TVisto
Um
Nobel
para a honradez
Por Correia da Fonseca
Há algumas semanas, não muitas, o canal brasileiro CNG transmitiu uma entrevista com José Saramago. A dada altura, já perto do final, a jovem entrevistadora perguntou, com a estranheza que sempre tem acompanhado a pergunta, por que é que um homem como José Saramago continuava a ser e a dizer-se comunista. O escritor respondeu, com a tranquilidade do costume: « Porque não há outra coisa.» Não sei se a jornalista entendeu a resposta que, contudo, tem para mim e para muitos milhares mais um significado transparente: é -se comunista porque essa é uma opção sem alternativa para quem, sendo lúcido e querendo assumir a sua quota de responsabilidade no mundo, se recusa à tentação de trair todos os outros em proveito de si próprio.
É sabido que nos últimos anos a mesma questão foi abundantemente posta a Saramago que sempre serenamente reafirmou a sua militância comunista. Sabe-se também, ou pelo menos adivinhar-se-á facilmente, que essa serenidade não foi tão fácil quanto pode parecer. Como alguns outros, mais talvez que todos os outros, Saramago foi pressionado para se «arrepender», assediado, alvo de tentativas várias de aliciamento. Mesmo a sua repetida preterição na atribuição do Nobel, sempre precedida de rumores segundo os quais «dessa vez» podia ser, acabou por ter o significado de uma tácita chantagem. Qualquer coisa como:« Renega o teu partido e poderás enfim receber o prémio!». Por isso a reiterada assumpção da sua condição de comunista e de militante do PCP teve o entendível sinal de uma honrada recusa, coerente com o percurso do honrado escritor, jornalista e homem que Saramago sempre foi.
Os dias seguintes
Atribuído,
finalmente, o Prémio Nobel da Literatura a José Saramago,
extingue-se a chantagem mas é improvável que cesse o assédio.
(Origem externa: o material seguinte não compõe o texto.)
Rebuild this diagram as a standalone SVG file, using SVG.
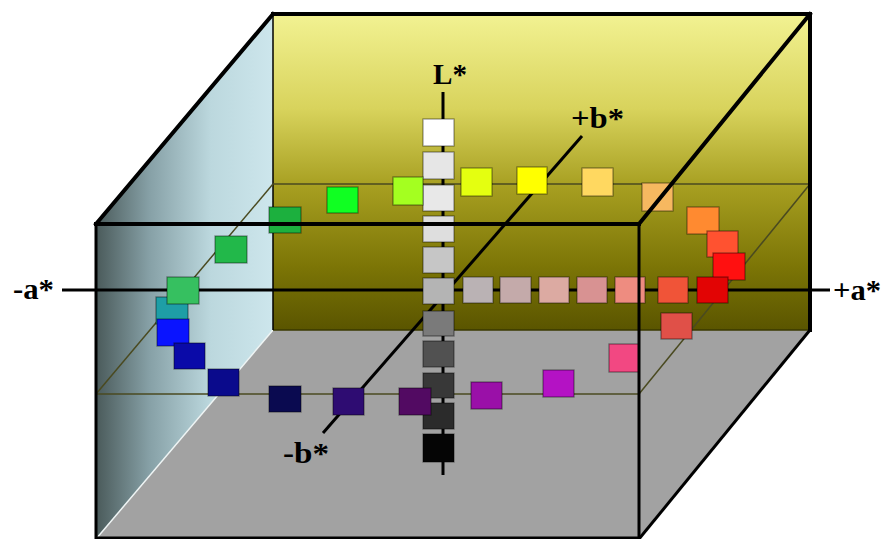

De qualquer modo, nas horas, nos dias que se seguiram à decisão
da Academia de Estocolmo, isto é, à vitória da teimosa
honestidade sobre as possíveis esperanças de se conseguir um
suborno, por entre o aparente júbilo unânime que inundou os media
nacionais e designadamente os quatro canais portugueses de
televisão, julguei entrever com nitidez bastante claros
vestígios de desconforto, de acidez provocada por dificuldades
de digestão. Já não falo nas declarações surgidas um pouco
por todo o lado em que uns democratíssimos sujeitos se diziam
radiantes pelo Nobel e felicitantes de Saramago apesar de
ele ser comunista. Nem na reincidência, vergonhosa mas na
verdade inevitável, de Sousa Lara no seu fundamentalismo
primário e analfabeto. Falo, por exemplo, da biografia de
Saramago transmitida pela SIC no próprio dia 8, injectada por
doses minúsculas mas virulentas de pejoração e calúnia. Falo
da ambiguidade que resulta de se pôr no ar um certo número de
opiniões «populares» que acusam de ser difícil e maçadora
uma obra literária que é «best-seller» não apenas em
Portugal, país que se sabe não ter tradições de leitura mas
sempre é terra do autor, mas também em Itália e em Espanha,
pelo menos. Falo até do escasso entusiasmo, de onde o aplauso
estava quase de todo ausente, contido nos excertos de
apreciações feitos por bonzos da nossa crítica literária e
que as TV's citaram.
Para explicar tais coisas há, é claro, além do sectarismo
anticomunista que se infiltra por tudo quanto é lado e que mete
a um canto o tão exaustivamente badalado sectarismo dos
comunistas, esse dado permanente da vida nacional que é a
inveja. Entre nós, a inveja domina tudo, revela-se por vezes
como a grande força capaz de mover montanhas ou quase, pelo que
bem se compreende que agora surja, embora sob formas (por
enquanto) cobardes contra o Nobel atribuído a Saramago. Contudo,
é claro que o facto de Saramago ser um homem que traz o
desassossego aos instalados, «a espada e não a paz», é um
dado a ter em conta.
Escrevo antes de Saramago chegar a Lisboa, onde provavelmente falará, e muito antes do dia 10 de Dezembro em que falará em Estocolmo. Mas lembro a entrevista que deu à Rádio espanhola no passado sábado e de que a RTP transmitiu um fragmento. Nele se viu José Saramago lembrar que no mundo actual há 225 pessoas que têm um rendimento superior ao rendimento total de 2500 milhões de outras pessoas. Isto é, que este mundo, tal como está, não presta. Ou, para usar as suas claras palavras, «es una mierda»; o que cruamente aponta para a necessidade imperativa e urgente de transformá-lo. Assim, como não compreender os que, amanhando-se muito bem no mundo que indigna Saramago, dificilmente dissimulam ou de todo não escondem o incómodo que este Nobel lhes provoca?